Most modern query optimizers automatically select the appropriate join algorithm based on table statistics, available indexes, and estimated row counts. Understanding these algorithms helps developers interpret EXPLAIN ANALYZE output and optimize queries. For example, if a query shows a nested loop join scanning millions of rows, adding an index on the join key often converts it to an indexed nested loop join that is orders of magnitude faster.

Performance Tips

Always join on indexed columns — foreign keys should be indexed for optimal JOIN performance. Use table aliases for cleaner, more readable SQL. Filter early with WHERE clauses before JOINs when possible, reducing the data volume that must be matched. Avoid SELECT star and name only the columns you need, reducing data transfer and memory usage. Prefer INNER JOIN over LEFT JOIN when you do not need unmatched rows, since INNER JOIN can use more efficient join algorithms.

The order of tables in a JOIN can affect performance in some database systems. In general, place the table with fewer rows or more selective filters first, so that fewer rows need to be matched against the second table. Most modern optimizers handle this automatically, but understanding the principle helps when reading execution plans.

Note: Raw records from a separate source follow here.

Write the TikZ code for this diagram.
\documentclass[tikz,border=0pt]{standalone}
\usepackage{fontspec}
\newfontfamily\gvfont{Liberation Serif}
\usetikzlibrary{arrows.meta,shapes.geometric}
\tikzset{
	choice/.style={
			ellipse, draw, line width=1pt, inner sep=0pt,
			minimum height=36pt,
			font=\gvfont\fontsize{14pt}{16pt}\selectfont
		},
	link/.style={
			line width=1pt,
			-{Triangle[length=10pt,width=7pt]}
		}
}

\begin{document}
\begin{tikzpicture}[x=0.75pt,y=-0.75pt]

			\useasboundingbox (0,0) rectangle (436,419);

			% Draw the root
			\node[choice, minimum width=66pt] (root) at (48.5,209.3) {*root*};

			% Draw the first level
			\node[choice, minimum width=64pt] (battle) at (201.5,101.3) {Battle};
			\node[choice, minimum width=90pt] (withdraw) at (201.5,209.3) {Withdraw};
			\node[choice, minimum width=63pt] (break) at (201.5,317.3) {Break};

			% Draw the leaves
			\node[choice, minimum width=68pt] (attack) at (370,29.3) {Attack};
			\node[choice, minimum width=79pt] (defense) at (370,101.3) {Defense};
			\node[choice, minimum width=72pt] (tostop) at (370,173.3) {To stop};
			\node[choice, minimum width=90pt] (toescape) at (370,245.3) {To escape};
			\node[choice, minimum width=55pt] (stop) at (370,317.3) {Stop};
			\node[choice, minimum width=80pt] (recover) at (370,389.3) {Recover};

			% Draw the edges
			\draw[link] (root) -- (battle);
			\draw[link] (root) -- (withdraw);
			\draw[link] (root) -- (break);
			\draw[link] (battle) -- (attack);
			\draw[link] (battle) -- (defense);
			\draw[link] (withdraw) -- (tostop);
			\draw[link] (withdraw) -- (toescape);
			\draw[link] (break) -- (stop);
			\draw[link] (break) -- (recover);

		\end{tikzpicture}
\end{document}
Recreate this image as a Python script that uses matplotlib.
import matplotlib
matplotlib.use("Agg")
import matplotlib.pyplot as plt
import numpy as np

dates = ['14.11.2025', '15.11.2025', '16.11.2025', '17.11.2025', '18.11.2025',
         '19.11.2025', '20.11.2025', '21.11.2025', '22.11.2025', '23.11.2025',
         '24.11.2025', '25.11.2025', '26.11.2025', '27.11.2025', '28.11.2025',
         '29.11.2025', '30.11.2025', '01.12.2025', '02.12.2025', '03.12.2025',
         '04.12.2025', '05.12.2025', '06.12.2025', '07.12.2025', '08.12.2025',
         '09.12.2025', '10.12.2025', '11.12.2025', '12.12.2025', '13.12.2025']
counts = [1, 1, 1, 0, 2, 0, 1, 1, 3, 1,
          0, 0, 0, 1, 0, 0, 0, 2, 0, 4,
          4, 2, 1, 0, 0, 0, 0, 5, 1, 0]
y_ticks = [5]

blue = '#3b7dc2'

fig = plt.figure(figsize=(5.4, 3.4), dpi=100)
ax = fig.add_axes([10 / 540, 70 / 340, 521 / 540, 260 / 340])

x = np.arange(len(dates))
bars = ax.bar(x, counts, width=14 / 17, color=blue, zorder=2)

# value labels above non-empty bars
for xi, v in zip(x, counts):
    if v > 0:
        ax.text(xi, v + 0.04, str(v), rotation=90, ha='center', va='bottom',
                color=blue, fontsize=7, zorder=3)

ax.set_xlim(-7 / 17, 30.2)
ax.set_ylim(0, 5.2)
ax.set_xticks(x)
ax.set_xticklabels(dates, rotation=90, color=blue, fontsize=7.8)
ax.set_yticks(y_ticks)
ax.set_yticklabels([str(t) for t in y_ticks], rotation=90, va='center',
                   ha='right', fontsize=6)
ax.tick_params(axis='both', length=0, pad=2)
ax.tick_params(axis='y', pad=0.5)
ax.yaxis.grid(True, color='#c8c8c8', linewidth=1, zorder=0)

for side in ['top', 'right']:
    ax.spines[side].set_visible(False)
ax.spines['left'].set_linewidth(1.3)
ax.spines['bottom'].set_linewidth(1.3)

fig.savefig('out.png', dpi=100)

Frequently Asked Questions

What is the difference between INNER JOIN and LEFT JOIN? INNER JOIN returns only rows with matches in both tables. LEFT JOIN returns all rows from the left table with NULLs where no match exists on the right.

Can I use JOIN without ON? Yes, but this produces a CROSS JOIN or Cartesian product. Without an ON condition, every row in the first table is paired with every row in the second.

What happens with NULL values in JOIN columns? NULL values never match anything, including other NULLs. Rows with NULL in the JOIN column are excluded from INNER JOIN results.

Why does MySQL not support FULL OUTER JOIN? MySQL omitted FULL OUTER JOIN for simplicity. You can emulate it by combining LEFT JOIN and RIGHT JOIN with UNION.

Which JOIN is fastest? INNER JOIN is typically fastest because it processes fewer rows. Actual performance depends on indexes, data distribution, and query optimizer decisions.